The Miranda Priestly Principle: Spotting and Shaping Talent

# The Miranda Priestly Principle: Spotting and Shaping Talent

The moment Miranda Priestly tells Andy Sachs, “I see a great deal of myself in you,” is perhaps the only vulnerable second in *The Devil Wears Prada*. This brief acknowledgment contains the entire philosophy of transformational leadership. It is not that Andy is stylish enough or smart enough—it is that Miranda sees in her the capacity to evolve, to challenge assumptions, to move beyond what convention demands.

## The Scene: Recognition as Investment

Miranda delivers this line after Andy has proven herself through action. Not through compliance, but through choice. Andy made sacrifices for the job; she abandoned her boyfriend, her values, her sense of identity. Miranda recognizes not the compromises but the underlying capacity: the ability to see beyond immediate desire toward strategic possibility. This is the moment a mentor identifies someone worth mentoring—someone with the potential to become a leader, not just an executor.

## The Leadership Principle

Most managers see talent through a narrow lens: technical skill, experience, credentials. Miranda sees differently. She recognizes the underlying trait that predicts growth: the capacity to transcend personal preference for a larger vision. She understands that the best leaders are those who can separate their ego from their role, who can question what they’ve been taught, and who have the discipline to choose a path even when it costs them.

The Miranda Priestly approach to talent development is rare because it requires patience and clarity.
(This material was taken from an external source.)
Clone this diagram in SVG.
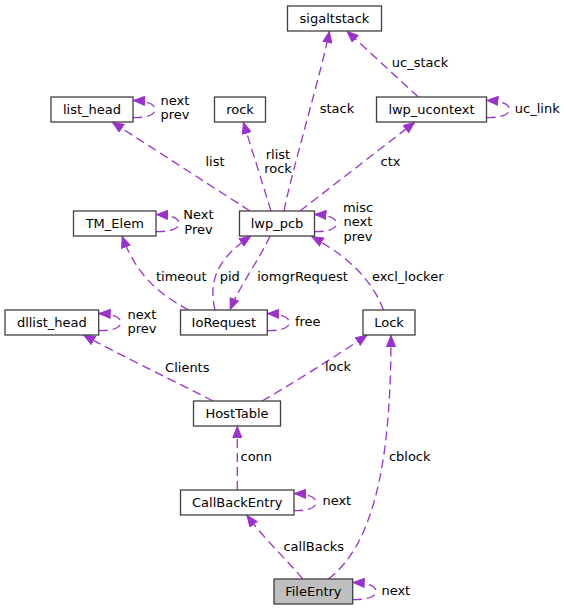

You must know what you are looking for: not brilliance that validates your own status, but capacity for evolution. You must be willing to mentor people who might eventually surpass you. And you must communicate your recognition in a way that is clear but not transactional—not “I see your potential, so I will invest in you,” but rather “I see myself in you,” which implicitly says “I believe you can become what I am.”

## Application: The Overlooked Candidate

Imagine a talent acquisition scenario: two candidates for a senior position. The first has impeccable credentials—Ivy League, Fortune 500 experience, perfect interview. The second has a more scattered resume: startup experience, unconventional career switches, but an uncanny ability to ask the questions that reveal hidden assumptions. The standard hiring instinct favors the first. The Miranda Priestly instinct recognizes that the second candidate has the core trait: the ability to see beyond what is and imagine what could be. This person might be rough around the edges, but they have the capacity to grow into leadership. The investment in shaping them yields returns that the polished candidate cannot.

## Application: The Development Conversation

A manager notices that one of her engineers has begun asking systemic questions—not complaining about process, but identifying structural inefficiencies that no one else has articulated. The engineer is not yet ready for leadership; her communication skills need refinement, her patience with others needs development. But she has the core trait: the ability to see beyond her immediate role. Instead of promoting her immediately, the manager becomes a Miranda figure. She creates opportunities for the engineer to lead small projects, gives her feedback on communication, exposes her to strategic thinking. She is not creating a rival; she is creating a successor. This is the investment that builds organizations.

## Application: The Cross-Functional Move

A financial analyst has spent three years in a technical role, excelling at reporting accuracy. But during meetings, she consistently identifies business implications that the commercial team has missed. She has the capacity to move beyond the technical into the strategic. Her current manager could resist her move to a business-facing role, keeping her because she is effective. Instead, a Miranda-like leader would recognize this as a moment to invest in her evolution, even though it costs her department her best analyst. The investment compounds across the organization.

## The Cost and the Reward

What Miranda understands—and what separates exceptional leaders from merely competent ones—is that nurturing talent requires sacrifice. You give up the productivity of someone in their current role to invest in their growth. You acknowledge someone who might eventually surpass you. You set standards that challenge them, knowing that some will not meet them. The return on this investment cannot be measured in a quarter or even a year. It compounds as that person grows, as they lead others, as they carry forward the standards you taught them.

The question for every leader is: who do you see in your organization that has the capacity to become a leader? And what are you willing to sacrifice to develop them? How do you invest in talent without losing the productivity you need today?